In Trabzon, which is the closest of the Black Sea cities to the markets of the CIS, steps are being taken to create production facilities to meet the demands of this market. Together with the Trabzon Organised Industrial Zone, which has just been set up, there is also a demand for the establishment of other, similar zones in the province, both from local and foreign firms.

TOURISM

Tourism accounts for a considerable part of Trabzon’s economy. In previous years its historic sites and its location as the gateway to Eastern Anatolia attracted mainly Western tourists. However, the opening of the border between Turkey and the newly- formed CIS has introduced Trabzon to “trade tourism”, or “suit- case tourism” as it is known locally. Consequently, capital investments and manpower in the region have adapted themselves to these developments. In a short space of time hundreds of new places of work have been set up and thousands of people have found jobs.

Small businessmen in the region pioneered investments in the markets of the CIS, something which many foreign investors hesitated to do. Many Trabzon entrepreneurs are doing business in the CIS, particularly with Russia and Georgia, and are setting up partnerships in these countries.

According to the latest statistical data, “suitcase tourism” has secured revenues amounting to over one billion dollars for the region. Normal tourism revenues, the bulk of which are accounted for by tourists from the CIS, have been calculated at approximately 60 million dollars.

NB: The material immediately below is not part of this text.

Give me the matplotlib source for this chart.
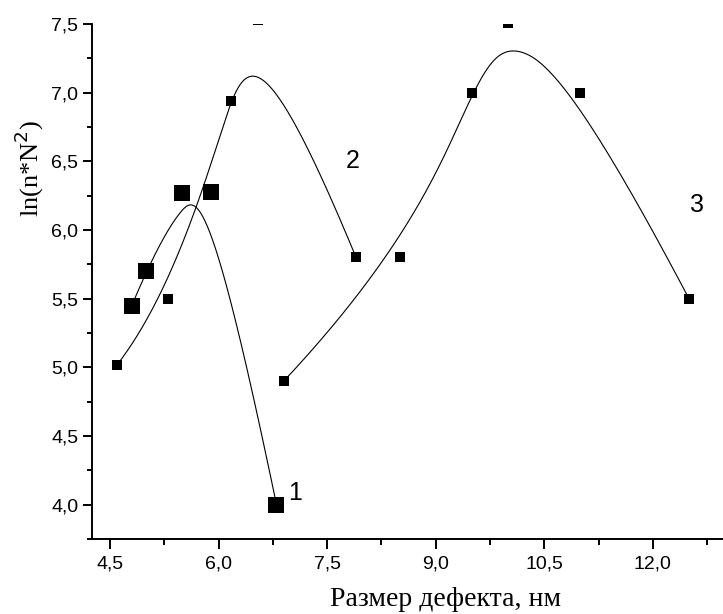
import numpy as np
import matplotlib
matplotlib.use("Agg")
import matplotlib.pyplot as plt
from matplotlib.ticker import MultipleLocator, FuncFormatter

# данные (кривая 1 - большие квадраты, 2 и 3 - маленькие)
x1 = [4.8, 5.0, 5.5, 5.9, 6.8]
y1 = [5.45, 5.7, 6.27, 6.28, 4.0]
x2 = [4.6, 5.3, 6.17, 6.54, 7.9]
y2 = [5.02, 5.5, 6.94, 7.53, 5.8]
x3 = [6.9, 8.5, 9.5, 10.0, 11.0, 12.5]
y3 = [4.9, 5.8, 7.0, 7.51, 7.0, 5.5]
curve_labels = ["1", "2", "3"]
label_x = [7.05, 7.85, 12.61]
label_y = [4.085, 6.505, 6.18]


# B-сплайн по точкам как по контрольным (как в Origin)
def bspline(px, py, k=3, n=400):
    px = np.asarray(px, float)
    py = np.asarray(py, float)
    m = len(px)
    knots = np.concatenate([np.zeros(k), np.linspace(0, 1, m - k + 1), np.ones(k)])
    t = np.linspace(0, 1 - 1e-9, n)
    N = np.zeros((n, len(knots) - 1))
    for i in range(len(knots) - 1):
        N[:, i] = (t >= knots[i]) & (t < knots[i + 1])
    for d in range(1, k + 1):
        Nn = np.zeros((n, len(knots) - 1 - d))
        for i in range(len(knots) - 1 - d):
            a = knots[i + d] - knots[i]
            b = knots[i + d + 1] - knots[i + 1]
            left = (t - knots[i]) / a * N[:, i] if a > 0 else 0
            right = (knots[i + d + 1] - t) / b * N[:, i + 1] if b > 0 else 0
            Nn[:, i] = left + right
        N = Nn
    return N @ px, N @ py


fig = plt.figure(figsize=(7.23, 6.14), dpi=100)
ax = fig.add_axes([0.1272, 0.1221, 0.8728, 0.8388])

for xs, ys, ms in [(x1, y1, 11.5), (x2, y2, 7), (x3, y3, 7)]:
    cx, cy = bspline(xs, ys)
    ax.plot(cx, cy, color="black", lw=0.8)
    ax.plot(xs, ys, "s", color="black", ms=ms, mew=0, lw=0)

for s, lx, ly in zip(curve_labels, label_x, label_y):
    ax.text(lx, ly, s, fontsize=18, family="Liberation Sans", ha="center", va="center")

ax.set_xlim(4.25, 12.97)
ax.set_ylim(3.75, 7.5)

ax.xaxis.set_major_locator(MultipleLocator(1.5))
ax.xaxis.set_minor_locator(MultipleLocator(0.75))
ax.yaxis.set_major_locator(MultipleLocator(0.5))
ax.yaxis.set_minor_locator(MultipleLocator(0.25))
comma = FuncFormatter(lambda v, p: ("%.1f" % v).replace(".", ","))
ax.xaxis.set_major_formatter(comma)
ax.yaxis.set_major_formatter(comma)

for side in ["top", "right"]:
    ax.spines[side].set_visible(False)
for side in ["left", "bottom"]:
    ax.spines[side].set_linewidth(1.4)

ax.tick_params(axis="both", which="both", direction="out", width=1.4,
               labelsize=14, top=False, right=False)
ax.tick_params(axis="x", which="major", length=7.5, pad=4)
ax.tick_params(axis="x", which="minor", length=4)
ax.tick_params(axis="y", which="major", length=6.7, pad=3)
ax.tick_params(axis="y", which="minor", length=3.6)
for lab in ax.get_xticklabels() + ax.get_yticklabels():
    lab.set_family("Liberation Sans")

ax.set_xlabel("Размер дефекта, нм", fontsize=20, family="Liberation Serif")
ax.set_ylabel("ln(n*N$^2$)", fontsize=19, family="Liberation Serif")
ax.xaxis.set_label_coords(0.56, -0.093)
ax.yaxis.set_label_coords(-0.073, 0.72)

fig.savefig("out.png", dpi=100)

Together with tourism of this nature, Trabzon has also been selected as a pilot region for the development of “soft tourism”, one of our country’s most important potentials, because of its forests and beautiful scenery. In the medium term, after the necessary infrastructure investments have been made, Trabzon will be Turkey’s main plateau tourism centre. It also possesses a significant potential for yacht tourism.

FOREIGN TRADE

The foreign trade that was carried out with the aim of selling the agricultural products of the region until the beginning of the 1990s has now spread to new areas in parallel with recent developments.

The Port of Trabzon, which has a capacity of 4 million tonnes and is Trabzon’s gateway to the outside world, has seen the export of a wide range of consumer goods to the CIS, together with the importation of mainly raw materials.

The Trabzon Free Zone has achieved a steady rise in its trade volume ever since it was founded. Efforts are being made to expand it to meet the demands of local and foreign business circles. It is expected that this zone will play a very important role once stability has been achieved in the CIS.

While at the beginning of the 1990s only four foreign trade firms had offices in Trabzon, the number had reached 500 by 1995. Small fırms are searching for ways to expand. Transit shipping and road haulage both occupy an important place as far as Trabzon’s foreign trade is concerned. The figure for Iran, which was 1 million tonnes in the 1980s, saw a considerable reduction in the 1990s. However, a rapid rise in this volume is expected in the years to come.

NEW HORIZONS

There are serious infrastructure problems in Trabzon, which aims to continue its historic mission by becoming a major international trade centre. With the setting up of a “Trans Caucasian Corridor” passing through the Caucasus into the Middle East, Trabzon will have yet another historic mission to fulfil.

The city, which will function as a bridge between the Caucasus, Central Asia and the West, will also have an important role to play in trade between the Middle East and the CIS.

Trabzon, in terms of international transit transportation, its position as a trade distribution centre in the region as a whole, and the current plans to set up a manufacturing industry aimed at satisfying the demands of international markets, could well become one of the world’s most important trade centres.

With its modern port, international airport, its Free Zone, which has so much potential, its historic location, skilled workforce, entrepreneurial spirit, tourism potential and long- term view, Trabzon is preparing to set its seal on the future.